Esta semana hemos sabido que, mientras que en el resto de Europa les toca lidiar con una inflación de doble dígito, aquí, en España, no tenemos tal problema y vamos descendiendo, de mes en mes, peldaño a peldaño, hacia una inflación cercana al 5%. Vamos, como debe ser.

Luego, cuando rascas un poco más, comprendes que el motivo de tal diferencia es el método de cálculo. En España, a la hora de calcular el IPC de la energía, se tiene en cuenta solo el mercado regulado, el cual recibe, a diario, las variaciones de las subastas del mercado mayorista. Seguramente, nuestra inflación no es del 6,8%, pero tampoco era del 10% cuando el resto de Europa se llevaba las manos a la cabeza con nuestro doble dígito.

Explico todo esto porque, ahora que llega el mes de diciembre, y se acaba el año fiscal para muchas de las empresas, arranca el período favorito de los trileros de la información económica. Ejemplos varios: “Si pongo este gasto en 2023, daré más beneficio en 2022”. “Si provisiono ciertos gastos que sé que voy a tener, lograré reducir el beneficio de este año, cosa que, con lo bien que vamos, me conviene”. “Si adelanto este pedido de 2023 a diciembre del presente ejercicio, me aseguro el bonus de todo el equipo”.

Como en el caso de la inflación, la forma de cálculo de los indicadores económicos o empresariales es un asunto que daría para un libro entero. Tenía un profesor de estadística que decía: “Todo dato convenientemente torturado conduce al resultado deseado”.

Y esto me lleva al tema del autoengaño, que es uno de mis temas favoritos en competencias directivas. Autoengañarse no es un deporte nacional. Es un deporte universal. Más que nada porque es humano. Nos autoengañamos para sobrevivir, para ser felices, para no perder la esperanza, para ganar tiempo o para mostrar a los demás que no somos un desastre y hemos hecho razonablemente bien las cosas. En el mundo económico, financiero y empresarial la herramienta principal de autoengaño se llama hoja de cálculo y se plasma en fórmulas que, a su vez, emanan de criterios que, a su vez, nacen de las intenciones ocultas, las cuales, al mismo tiempo, son hijas del objetivo económico que nos han encasquetado y en su día, craso error, hicimos nuestro.

Autoengañarse es necesario. Es algo que necesitamos hacer para que la vida no sea insoportable. ¿Por qué incorporo al elenco de competencias profesionales algo aparentemente deleznable? Pues porque el veneno está en la dosis. Los buenos profesionales son aquellos que (1) saben que se autoengañan; (2) saben por qué lo hacen; (3) saben ocultarlo; y, lo más importante, (4) se autoengañan en la dosis justa. Ni más ni menos.

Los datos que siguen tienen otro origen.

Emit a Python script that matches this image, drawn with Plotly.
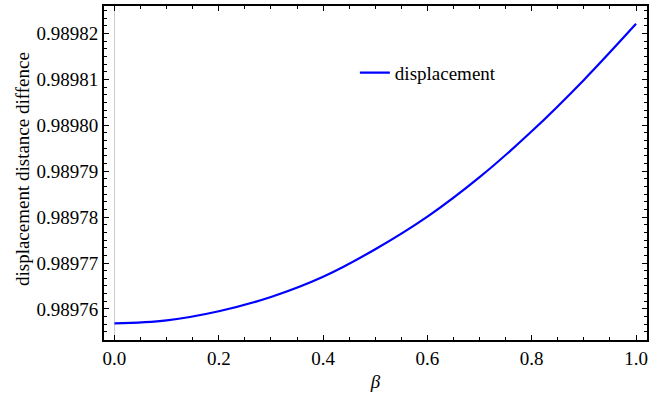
import plotly.graph_objects as go

beta = [0.0, 0.1, 0.2, 0.3, 0.4, 0.5, 0.6, 0.7, 0.8, 0.9, 1.0]
displacement = [0.98975684, 0.98975752, 0.98975950, 0.98976260, 0.98976700,
                0.98977300, 0.98978010, 0.98978870, 0.98979870, 0.98980990, 0.98982212]

FONT = "Liberation Serif"
FS = 19

fig = go.Figure()
fig.add_trace(go.Scatter(
    x=beta, y=displacement, mode="lines", name="displacement",
    line=dict(color="#0000ff", width=2.2, shape="spline"),
))

fig.update_layout(
    width=670, height=397,
    margin=dict(l=104, r=23, t=4, b=57),
    paper_bgcolor="white", plot_bgcolor="white",
    font=dict(family=FONT, size=FS, color="black"),
    showlegend=True,
    legend=dict(x=0.462, y=0.80, xanchor="left", yanchor="middle",
                bgcolor="rgba(0,0,0,0)", font=dict(family=FONT, size=FS, color="black")),
    xaxis=dict(
        range=[-0.0201, 1.021], tickvals=[0.0, 0.2, 0.4, 0.6, 0.8, 1.0], tickformat=".1f",
        ticks="inside", ticklen=5, tickwidth=1, tickcolor="black",
        minor=dict(dtick=0.05, ticks="inside", ticklen=3, tickcolor="black", showgrid=False),
        showline=True, linecolor="black", linewidth=2, mirror="ticks",
        showgrid=False, zeroline=True, zerolinecolor="#cccccc", zerolinewidth=1,
        tickfont=dict(family=FONT, size=FS, color="black"),
        title=dict(text="<i>β</i>", font=dict(family=FONT, size=FS, color="black"), standoff=7),
    ),
    yaxis=dict(
        range=[0.98975323, 0.9898260], tickvals=[0.98976, 0.98977, 0.98978, 0.98979, 0.98980, 0.98981, 0.98982],
        tickformat=".5f",
        ticks="inside", ticklen=5, tickwidth=1, tickcolor="black",
        minor=dict(tick0=0.98976, dtick=1e-5 / 6, ticks="inside", ticklen=3, tickcolor="black", showgrid=False),
        showline=True, linecolor="black", linewidth=2, mirror="ticks",
        showgrid=False, zeroline=False,
        tickfont=dict(family=FONT, size=FS, color="black"),
    ),
    annotations=[dict(
        text="displacement distance diffence", textangle=-90,
        xref="paper", yref="paper", x=(22 - 104) / 543, y=(340 - 168) / 336,
        xanchor="center", yanchor="middle", showarrow=False,
        font=dict(family=FONT, size=FS, color="black"),
    )],
)

fig.write_html("out.html")
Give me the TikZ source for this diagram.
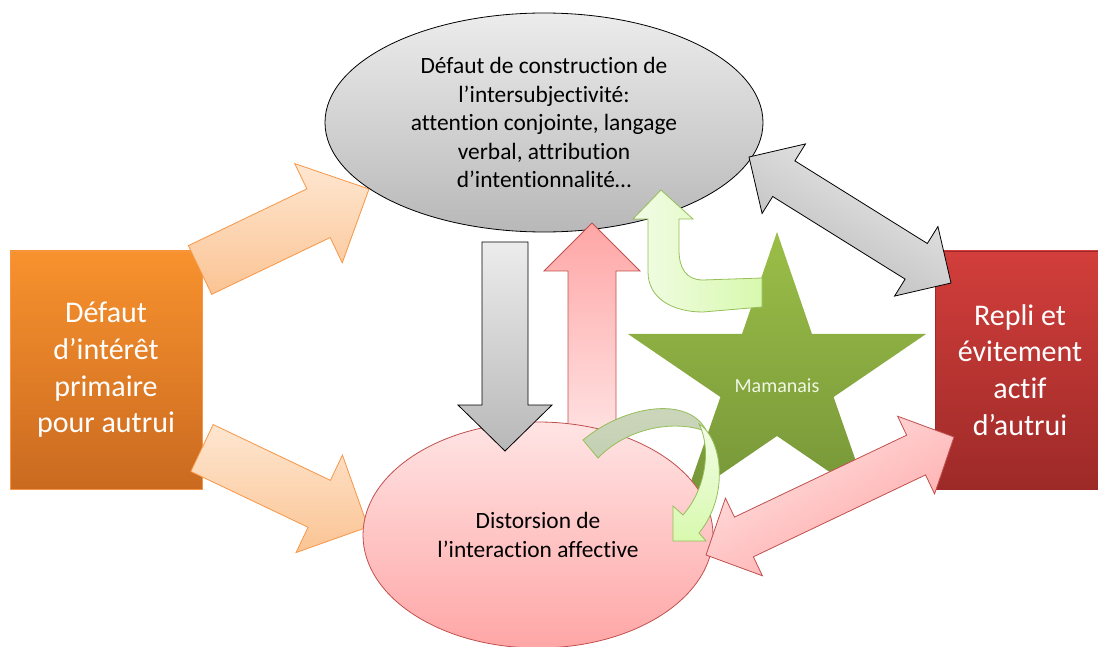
\documentclass[tikz,border=0pt]{standalone}
\usepackage{fontspec}
\setmainfont{Carlito}[Ligatures={TeX,NoCommon}]
\usetikzlibrary{%
    calc,%
    shapes.geometric%
}
\definecolor{orangetop}{RGB}{248,146,46}
\definecolor{orangebot}{RGB}{202,106,32}
\definecolor{orangeline}{RGB}{247,150,70}
\definecolor{peachtop}{RGB}{254,230,208}
\definecolor{peachbot}{RGB}{251,196,148}
\definecolor{redtop}{RGB}{210,62,59}
\definecolor{redbot}{RGB}{157,42,40}
\definecolor{pinkline}{RGB}{192,80,77}
\definecolor{pinktop}{RGB}{255,228,228}
\definecolor{pinkbot}{RGB}{255,166,166}
\definecolor{greytop}{RGB}{236,236,236}
\definecolor{greybot}{RGB}{184,184,184}
\definecolor{stargreen}{RGB}{155,190,72}
\definecolor{stardark}{RGB}{118,150,56}
\definecolor{leaftop}{RGB}{242,252,230}
\definecolor{leafbot}{RGB}{216,249,174}
\definecolor{leafback}{RGB}{196,208,178}
\definecolor{leafline}{RGB}{150,190,90}

% block arrows: style, from, to, half shaft, half head, head length
\newcommand{\fatarrow}[6]{%
  \coordinate (fa-h) at ($(#3)!#6!(#2)$);
  \draw[#1] ($(#2)!#4!90:(#3)$) -- ($(fa-h)!#4!90:(#3)$) -- ($(fa-h)!#5!90:(#3)$)
    -- (#3) -- ($(fa-h)!#5!-90:(#3)$) -- ($(fa-h)!#4!-90:(#3)$)
    -- ($(#2)!#4!-90:(#3)$) -- cycle;
}
\newcommand{\fatdarrow}[6]{%
  \coordinate (fa-h) at ($(#3)!#6!(#2)$);
  \coordinate (fa-t) at ($(#2)!#6!(#3)$);
  \draw[#1] (#2) -- ($(fa-t)!#5!90:(#3)$) -- ($(fa-t)!#4!90:(#3)$)
    -- ($(fa-h)!#4!90:(#3)$) -- ($(fa-h)!#5!90:(#3)$) -- (#3)
    -- ($(fa-h)!#5!-90:(#3)$) -- ($(fa-h)!#4!-90:(#3)$)
    -- ($(fa-t)!#4!-90:(#3)$) -- ($(fa-t)!#5!-90:(#3)$) -- cycle;
}

\begin{document}
\begin{tikzpicture}[
  x=1pt, y=-1pt,
  boite/.style={rectangle, minimum height=238pt, inner sep=0pt,
    align=center, text=white, font={\fontsize{30}{36.7}\selectfont}},
  bulle/.style={ellipse, inner sep=0pt, align=center, line width=.8pt,
    font={\fontsize{23.4}{28.5}\selectfont}},
  peach/.style={draw=orangeline, line width=.8pt, top color=peachtop,
    bottom color=peachbot},
  grise/.style={draw=black, line width=.8pt, top color=greytop, bottom color=greybot},
  rose/.style={draw=pinkline, line width=.8pt},
  feuille/.style={draw=leafline, line width=.8pt},
  ]
  \useasboundingbox (0,0) rectangle (1098,647);

  % the two boxes
  \node[boite, minimum width=192pt, top color=orangetop, bottom color=orangebot,
    draw=orangeline] (defaut) at (106,370) {Défaut\\d’intérêt\\primaire\\pour autrui};
  \node[boite, minimum width=170pt, top color=redtop, bottom color=redbot,
    draw=redbot] (repli) at (1020,370) {Repli et\\évitement\\actif\\d’autrui};

  % orange arrows out of the left box
  \coordinate (o1a) at (200,270);
  \coordinate (o1b) at (369,189);
  \coordinate (o2a) at (202,448);
  \coordinate (o2b) at (368,527);
  \fatarrow{peach}{o1a}{o1b}{27pt}{55pt}{56pt}
  \fatarrow{peach}{o2a}{o2b}{26pt}{54pt}{54pt}

  % star
  \coordinate (etoile) at (777,379.6);
  \shade[top color=stargreen, bottom color=stardark]
    ($(etoile)+(90:156.7pt and 147.6pt)$)
    \foreach \a [evaluate=\a as \b using \a+36, evaluate=\a as \c using \a+72]
      in {90,162,234,306,378} {
      -- ($(etoile)+(\b:59.5pt and 56.4pt)$) -- ($(etoile)+(\c:156.7pt and 147.6pt)$)
    } -- cycle;
  \node[text={rgb,255:red,240;green,246;blue,228}, font={\fontsize{20}{24}\selectfont}]
    (mamanais) at (777,386) {Mamanais};

  % upper ellipse
  \node[bulle, grise, minimum width=438pt, minimum height=219pt] (intersub) at (544,122.5)
    {Défaut de construction de\\l’intersubjectivité:\\attention conjointe, langage\\verbal, attribution\\d’intentionnalité…};

  % up arrow, then lower ellipse over it
  \coordinate (upa) at (592,445);
  \coordinate (upb) at (592,223);
  \fatarrow{rose, top color=pinkbot, bottom color=pinktop}{upa}{upb}{24pt}{48pt}{48pt}
  \node[bulle, draw=pinkline, top color=pinktop, bottom color=pinkbot,
    minimum width=350pt, minimum height=226pt] (distorsion) at (538,535)
    {Distorsion de\\l’interaction affective};

  % down arrow
  \coordinate (dna) at (505,242);
  \coordinate (dnb) at (505,451);
  \fatarrow{grise}{dna}{dnb}{23pt}{47pt}{46pt}

  % bent arrow from the star
  \draw[feuille, left color=leaftop, right color=leafbot]
    (762,278) -- (703,280) .. controls (686,280) and (679,268) .. (679,250)
    -- (679,219) -- (693,219) -- (661,190) -- (633,219) -- (648,219) -- (648,272)
    .. controls (648,298) and (672,312) .. (703,312) -- (762,307) -- cycle;

  % curved arrow, back then front
  \draw[feuille, top color=leafback!85!white, bottom color=leafback]
    (583,440) .. controls (625,405) and (690,395) .. (707,432)
    .. controls (680,420) and (630,425) .. (598,458) -- cycle;
  \draw[feuille, top color=leaftop, bottom color=leafbot]
    (699,424) .. controls (722,438) and (730,495) .. (699,533)
    -- (706,541) -- (673,541) -- (673,506) -- (683,515)
    .. controls (705,490) and (712,450) .. (699,424) -- cycle;

  % double arrows to the right box
  \coordinate (gda) at (749,157);
  \coordinate (gdb) at (951,283);
  \fatdarrow{grise, shading angle=-30}{gda}{gdb}{21pt}{41pt}{41pt}
  \coordinate (pda) at (706,555);
  \coordinate (pdb) at (954,437);
  \fatdarrow{rose, top color=pinktop, bottom color=pinkbot, shading angle=30}{pda}{pdb}{22pt}{43pt}{42pt}
\end{tikzpicture}
\end{document}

Ese es el buen profesional. El que no se pasa de la raya engañándose a sí mismo con el Excel. A mí me encanta autoengañarme. Y, cuando lo hago, nunca dejo de preguntarme si me he pasado o si el autoengaño ha sido legítimo. Normalmente, me autoengaño bastante bien porque cuando me he autoengañado más de la cuenta (me sucede pocas veces) me siento mal y me digo a mí mismo: “No me di cuenta”.

Yo conozco a inversores que, a menudo, entran en una oficina bancaria o se reúnen con su asesor financiero y solo les falta decir: “Hola, vengo a que me engañen”. Este tipo de clientes son los mejores, porque cuando invierten en porquería, lo tienen clarísimo y cuando abroncan al asesor tras la debacle bursátil, ambos saben que ambos sabían, lo que no libra de la bronca al asesor, pero le permite dormir bien.

Yo creo que Nadia Calviño duerme mejor con la inflación del 6,8%, aunque sabe que la realidad es otra. Se autoengaña lo justo y nos engaña a todos con un Excel que no es suyo, que ha sufrido varias armonizaciones y que depende de un mercado eléctrico ibérico excepcional (por aquello de la excepción).

La verdad, yo no sé si el IPC es realmente más elevado. Lo que sé es que el tiempo pone a todo el mundo en su sitio: a la hoja de cálculo, al resultado de explotación, al bonus, al IPC y al autoengaño, que halla en el tiempo a su principal enemigo.

La contrapartida del autoengaño se llama realidad. Y la realidad siempre, indefectiblemente siempre, sale a la luz. Porque toda realidad solo necesita eso: tiempo.